Britain's main banks lent pounds 3.05bn to private sector borrowers last month, up from pounds 935m in February, the British Bankers' Association said yesterday. But the trend in lending, comparing the past three months with the previous three, was relatively flat.
Manufacturers were net borrowers after two months of debt repayment, perhaps to pay for working capital after recent rises in output. But much of the rise in lending went to financial institutions, especially building societies and securities dealers. This is an erratic series and appears to bear little relation to overall business confidence.

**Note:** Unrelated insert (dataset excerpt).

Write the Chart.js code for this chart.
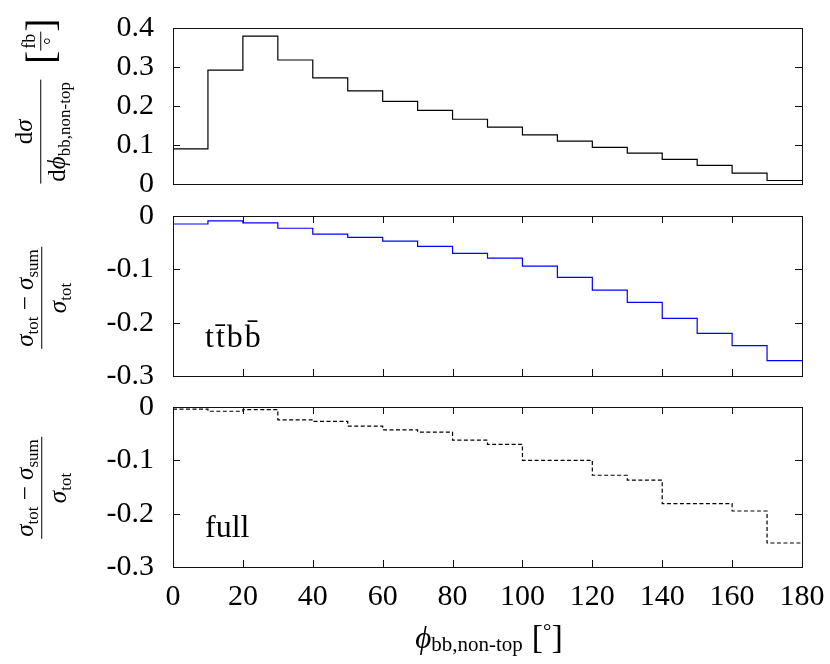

Consumers repaid a net pounds 55m of debt, although they took out an extra pounds 47m in the month on credit cards. Don Smith, economist at Midland Global Markets, said this reinforced his suspicions about the accuracy of the big rise in retail sales reported by the Central Statistical Office on Thursday.
Manufacturers raised their borrowing by pounds 386m in the month, with motor manufacturers and food, drink and tobacco companies leading the way. Property, construction, hotels and catering companies all repaid more debt than they took on.
There was mixed news on mortgage lending, with a leap in building society advances flattered by market share gains from banks. But Adrian Coles, director-general of the Building Societies Association, said the figures provided further evidence of a recovery in the labour market.
Building society mortgage lending totalled pounds 3.1bn in March, up from pounds 2.2bn in the previous month, according to the BSA. Net new mortgage commitments also rose, from pounds 2.9bn in February to pounds 3.7bn in March, the highest figure since October 1991.
Mr Coles said the mortgage figures would have been boosted by the early date of Easter, but it was clear that interest in moving house has been rekindled. The revival in the housing market would improve consumer confidence, helping to offset the impact of the tax increases.
The rise in mortgage commitments was much higher than the City expected and 21 per cent up on the same month last year. 'This probably continues to reflect market share gains by building societies, but also points to stronger housing market activity,' said Adrian Cooper, economist at James Capel.
Savers withdrew pounds 653m more from building society accounts than they deposited in March, up from pounds 404m the previous month and only slightly below the record pounds 673m withdrawal when funds were used to pay for TSB shares in September 1986. But the BSA said savers might have been withdrawing money to prepay their fuel bills.
The Bank of England said lending by banks and building societies rose by pounds 3.3bn in March. The broad money supply measure M4 - cash plus bank and building society accounts - rose by 5.9 per cent in the year to March, in the middle of the Government's 3-6 per cent monitoring range.